Re: On the ordering of some PIE rules

From: tgpedersen
Message: 57696
Date: 2008-04-20

--- In cybalist@yahoogroups.com, "gknysh" <gknysh@...> wrote:
>
> --- In cybalist@yahoogroups.com, "tgpedersen" <tgpedersen@> wrote:
> >
> >
> > Given a claim that Germanic developed while dominated by Iranian
> > speakers (those that are disgusted with my Odin-Galicia-Thuringia
> > story can think of it instead as King Arthurs Sarmatians arriving
> > for Roman duty in Germania), a good candidate for the choice of
> > Iranian language in which to find features similar of those in
> > Germanic is Ossetian; it is generally considered to be the
> > descendant of Alanic, the speakers of which are on historical
> > record as participating in the Germanic migration, roving from
> > Portugal to China),
>
> ****GK: The Alans remain east of the Don until the mid-first c.
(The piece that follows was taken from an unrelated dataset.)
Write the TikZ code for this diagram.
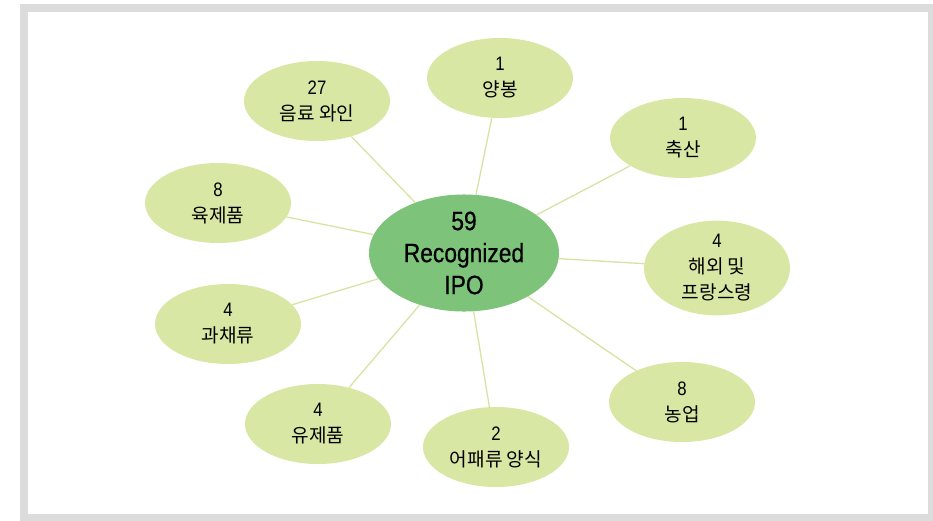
\documentclass[tikz,border=0pt]{standalone}
\usepackage{fontspec}
\setmainfont{Liberation Sans}[FakeStretch=0.86]
\newfontfamily\hubfont{Liberation Sans}[FakeStretch=0.86, FakeBold=0.6]
\newfontfamily\kr{Noto Sans CJK KR}[Scale=0.98]
\usetikzlibrary{shapes.geometric}
\definecolor{hubgreen}{HTML}{7DC37A}
\definecolor{leafgreen}{HTML}{D8E7A4}
\definecolor{linkgreen}{HTML}{D6E3A2}
\definecolor{framegray}{HTML}{DCDCDC}

\begin{document}
\begin{tikzpicture}[x=1pt, y=-1pt,
  leaf/.style={ellipse, fill=leafgreen, minimum width=146pt, minimum height=80pt, inner sep=0pt, align=center, font=\fontsize{19.5}{26}\selectfont},
  hub/.style={ellipse, fill=hubgreen, minimum width=190pt, minimum height=116pt, inner sep=0pt, align=center, font=\hubfont\fontsize{26.5}{32}\selectfont},
  link/.style={draw=linkgreen, line width=1.3pt}]
\useasboundingbox (0,0) rectangle (933,520);
% frame
\draw[framegray, line width=8pt] (24,8) rectangle (932,518);

% hub
\node[hub] (ipo) at (464,253) {59\\Recognized\\IPO};

% satellites
\node[leaf] (apic) at (500,78) {1\\{\kr 양봉}};
\node[leaf] (live) at (683,138) {1\\{\kr 축산}};
\node[leaf] (over) at (717,268) {4\\{\kr 해외 및}\\{\kr 프랑스령}};
\node[leaf] (agri) at (682,402) {8\\{\kr 농업}};
\node[leaf] (aqua) at (496,447) {2\\{\kr 어패류 양식}};
\node[leaf] (dairy) at (318,424) {4\\{\kr 유제품}};
\node[leaf] (fruit) at (228,324) {4\\{\kr 과채류}};
\node[leaf] (meat) at (218,203) {8\\{\kr 육제품}};
\node[leaf] (wine) at (317,101) {27\\{\kr 음료 와인}};

% links
\foreach \s in {apic, live, over, agri, aqua, dairy, fruit, meat, wine}
  \draw[link] (\s) -- (ipo);
\end{tikzpicture}
\end{document}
CE.
> If "Alani" in Pliny is not a later addition, it would mean that some
> contingents had reached the Danube by 77 CE. They are no longer
> known there (again if the text of Pliny we have is his unedited
> original) in the time of Ptolemy, who localizes them about the Don.
> And indeed that is where they remain (in Europe) until the time of
> the Huns, except for some groups which reach the southern shores of
> the Crimea by the early 3rd c. CE (near Theodosia/Artabda =these may
> have been Zoroastrians), and other groups which form part of the
> Gothic complex in the 4th c. CE. All this seems way too late for
> creative Iranian->Germanic linguistic contacts particularly since
> there is no "domination" involved here except for that of Germanics
> over Iranians. As for "King Arthur and his Sarmatians" in the
> present context the less said the better...*****
>

Wikipedia contradicts you.
http://en.wikipedia.org/wiki/Sarmatians
Haven't you forgotten Strabo?

Those Lubiesewo princely graves remain a problem. Wherever I look it
seems for some reason no one ever considered the possibility that that
militarized upper crust you find in them could be of any other origin
than indigenous. Seems one has to the work oneself.